--- Task directions ---
Leaving out the pictures, retype the lines from the beginning of the listing through the line containing "52.2, 47.0, 43.5]".

┏━━

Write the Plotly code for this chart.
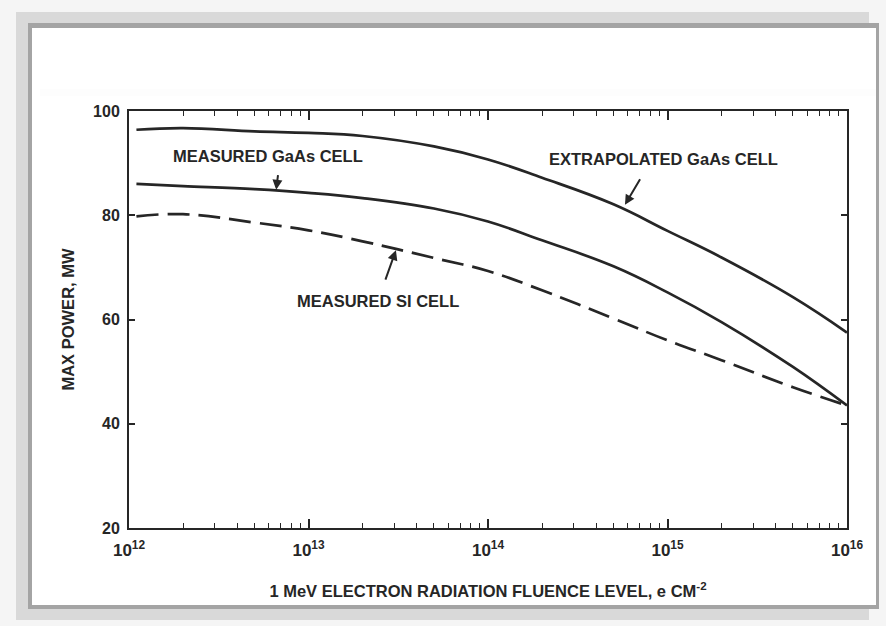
import plotly.graph_objects as go

# Fluence levels (e/cm^2) and maximum power (mW) of each cell
fluence = [1.1e12, 2e12, 5e12, 1e13, 2e13, 5e13, 1e14, 2e14, 5e14, 1e15, 2e15, 5e15, 1e16]
extrapolated_gaas = [96.4, 96.7, 96.1, 95.8, 95.2, 93.2, 90.7, 87.2, 82.1, 77.0, 71.9, 64.3, 57.5]
measured_gaas = [86.0, 85.6, 85.0, 84.3, 83.3, 81.3, 78.8, 75.2, 70.2, 65.2, 59.5, 50.9, 43.5]
measured_si = [79.8, 80.2, 78.6, 77.1, 75.0, 71.8, 69.3, 65.6, 60.2, 56.0, 52.2, 47.0, 43.5]

x_tickvals = [1e12, 1e13, 1e14, 1e15, 1e16]
x_exponents = ["12", "13", "14", "15", "16"]
x_ticktext = ["10<sup>%s</sup>" % e for e in x_exponents]
y_tickvals = [20, 40, 60, 80, 100]
minor_vals = [m * 10 ** e for e in range(12, 16) for m in range(2, 10)]

W, H = 886, 626
L, R, T, B = 129, 847, 111, 528  # plot area in pixels
INK = "#262626"
FONT = "Liberation Sans, Arial, sans-serif"


def px(X):
    return (X - L) / (R - L)


def py(Y):
    return (B - Y) / (B - T)


fig = go.Figure()

line_style = dict(color=INK, width=2.7, shape="spline", smoothing=1.2)
fig.add_trace(go.Scatter(x=fluence, y=extrapolated_gaas, mode="lines", line=line_style,
                         name="EXTRAPOLATED GaAs CELL"))
fig.add_trace(go.Scatter(x=fluence, y=measured_gaas, mode="lines", line=line_style,
                         name="MEASURED GaAs CELL"))
fig.add_trace(go.Scatter(x=fluence, y=measured_si, mode="lines",
                         line=dict(line_style, dash="22px,9px"),
                         name="MEASURED SI CELL"))

# Page frame: light shadow band, dark border, white sheet
shapes = [
    dict(type="rect", xref="paper", yref="paper", layer="below",
         x0=px(16), x1=px(869), y0=py(12), y1=py(620),
         fillcolor="#d9d9d9", line=dict(width=0)),
    dict(type="rect", xref="paper", yref="paper", layer="below",
         x0=px(28), x1=px(879), y0=py(23), y1=py(609),
         fillcolor="#a4a4a4", line=dict(width=0)),
    dict(type="rect", xref="paper", yref="paper", layer="below",
         x0=px(32), x1=px(876), y0=py(28), y1=py(605),
         fillcolor="white", line=dict(width=0)),
    dict(type="rect", xref="paper", yref="paper", layer="below",
         x0=px(40), x1=px(876), y0=py(89), y1=py(96),
         fillcolor="rgba(0,0,0,0.008)", line=dict(width=0)),
]

label_font = dict(family=FONT, size=16.5, color=INK, weight="bold")
arrow_style = dict(xref="x", yref="y", text="", showarrow=True, arrowhead=2,
                   arrowsize=1, arrowwidth=2, arrowcolor=INK)
annotations = [
    dict(x=12.775, y=91.4, xref="x", yref="y", text="MEASURED GaAs CELL",
         showarrow=False, font=label_font),
    dict(x=14.98, y=90.8, xref="x", yref="y", text="EXTRAPOLATED GaAs CELL",
         showarrow=False, font=label_font),
    dict(x=13.387, y=63.6, xref="x", yref="y", text="MEASURED SI CELL",
         showarrow=False, font=label_font),
    # pointer arrows to the curves
    dict(arrow_style, x=12.82, y=84.9, ax=2, ay=-16),
    dict(arrow_style, x=14.763, y=82.0, ax=16, ay=-27),
    dict(arrow_style, x=13.487, y=73.3, ax=-11, ay=31),
]

axis_font = dict(family=FONT, size=16, color=INK, weight="bold")
fig.update_layout(
    width=W, height=H, autosize=False,
    margin=dict(l=L, r=W - R, t=T, b=H - B, pad=0),
    paper_bgcolor="#f5f5f5", plot_bgcolor="white",
    showlegend=False,
    shapes=shapes, annotations=annotations,
    xaxis=dict(
        type="log", range=[12, 16], tickmode="array",
        tickvals=x_tickvals, ticktext=x_ticktext,
        ticks="inside", ticklen=9, tickwidth=1.5, tickcolor=INK,
        minor=dict(tickmode="array", tickvals=minor_vals, ticks="inside",
                   ticklen=5, tickwidth=1.2, tickcolor=INK),
        showline=True, linecolor=INK, linewidth=2, mirror="ticks",
        showgrid=False, zeroline=False, automargin=False,
        tickfont=dict(family=FONT, size=17, color=INK, weight="bold"),
        ticklabelstandoff=6,
        title=dict(text="1 MeV ELECTRON RADIATION FLUENCE LEVEL, e CM<sup>-2</sup>",
                   font=dict(family=FONT, size=16.5, color=INK, weight="bold"),
                   standoff=26),
    ),
    yaxis=dict(
        range=[20, 100], tickmode="array", tickvals=y_tickvals,
        ticks="inside", ticklen=6, tickwidth=1.5, tickcolor=INK,
        showline=True, linecolor=INK, linewidth=2, mirror="ticks",
        showgrid=False, zeroline=False, automargin=False,
        tickfont=axis_font, ticklabelstandoff=4,
        title=dict(text="MAX POWER, MW",
                   font=dict(family=FONT, size=16.5, color=INK, weight="bold"),
                   standoff=14),
    ),
)

fig.write_html("out.html")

┗━━

--- Exercise response ---
Write the Plotly code for this chart.
import plotly.graph_objects as go

# Fluence levels (e/cm^2) and maximum power (mW) of each cell
fluence = [1.1e12, 2e12, 5e12, 1e13, 2e13, 5e13, 1e14, 2e14, 5e14, 1e15, 2e15, 5e15, 1e16]
extrapolated_gaas = [96.4, 96.7, 96.1, 95.8, 95.2, 93.2, 90.7, 87.2, 82.1, 77.0, 71.9, 64.3, 57.5]
measured_gaas = [86.0, 85.6, 85.0, 84.3, 83.3, 81.3, 78.8, 75.2, 70.2, 65.2, 59.5, 50.9, 43.5]
measured_si = [79.8, 80.2, 78.6, 77.1, 75.0, 71.8, 69.3, 65.6, 60.2, 56.0, 52.2, 47.0, 43.5]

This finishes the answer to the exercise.